A great story with a lovely backdrop. Enjoyed. ***
Delightful. Great gasp at the end. *
Foster, it's a great pleasure to read your spellbinding work here again. ***
Good story, Foster. I like.
*effectively creepy at the end.
Good one, Foster. Really good.
Like the use of the "warnings" throughout and the dark turn at the end.
Great piece. Spooky cool.
Fascinating narrative turns.*
Wow, Foster. The story itself is sad and frightening, but to weave in the warnings (and to start it off that way!) was like watching those movies where you beg the actor not to open the door. Brilliant.
Great ending. Good story, Foster.
*, Foster. A fine story, smartly written.
Fos, so many great twists and surprises in this tale, so tightly, impressively drawn. Seems appropriate as we head into Halloween season! Love that creep factor! *
Damn, that is a good one!
"Moonlight pulling the fragile tips of her face from darkness," gorgeous. Fave.

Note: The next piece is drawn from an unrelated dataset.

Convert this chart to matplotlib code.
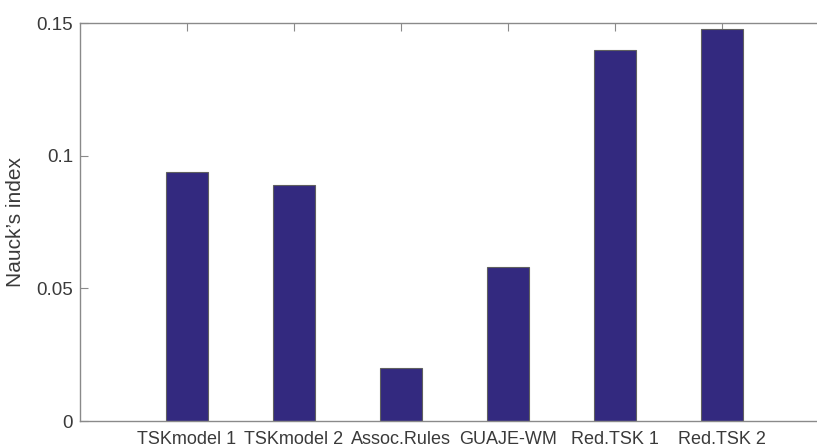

What a tightly woven story. I wish it didn't have to end that way, but then, we were warned... **
Good all around, but that thing with being "bored with the moon"...I don't know, it just made me so beautifully lonely. Think about that...with just a few words on a computer screen you made me feel a deep loneliness. Foster, old boy, we truly are trafficking in magic, I believe.
This is incredible. You seduced me into liking this narrator. And then .. . *
What Beate said, but I'm laughing now. Was there any hit the narrator might have ended it this way? No matter, it's a kick, and I like the warnings very much although I'm not shire how much stock to put into them.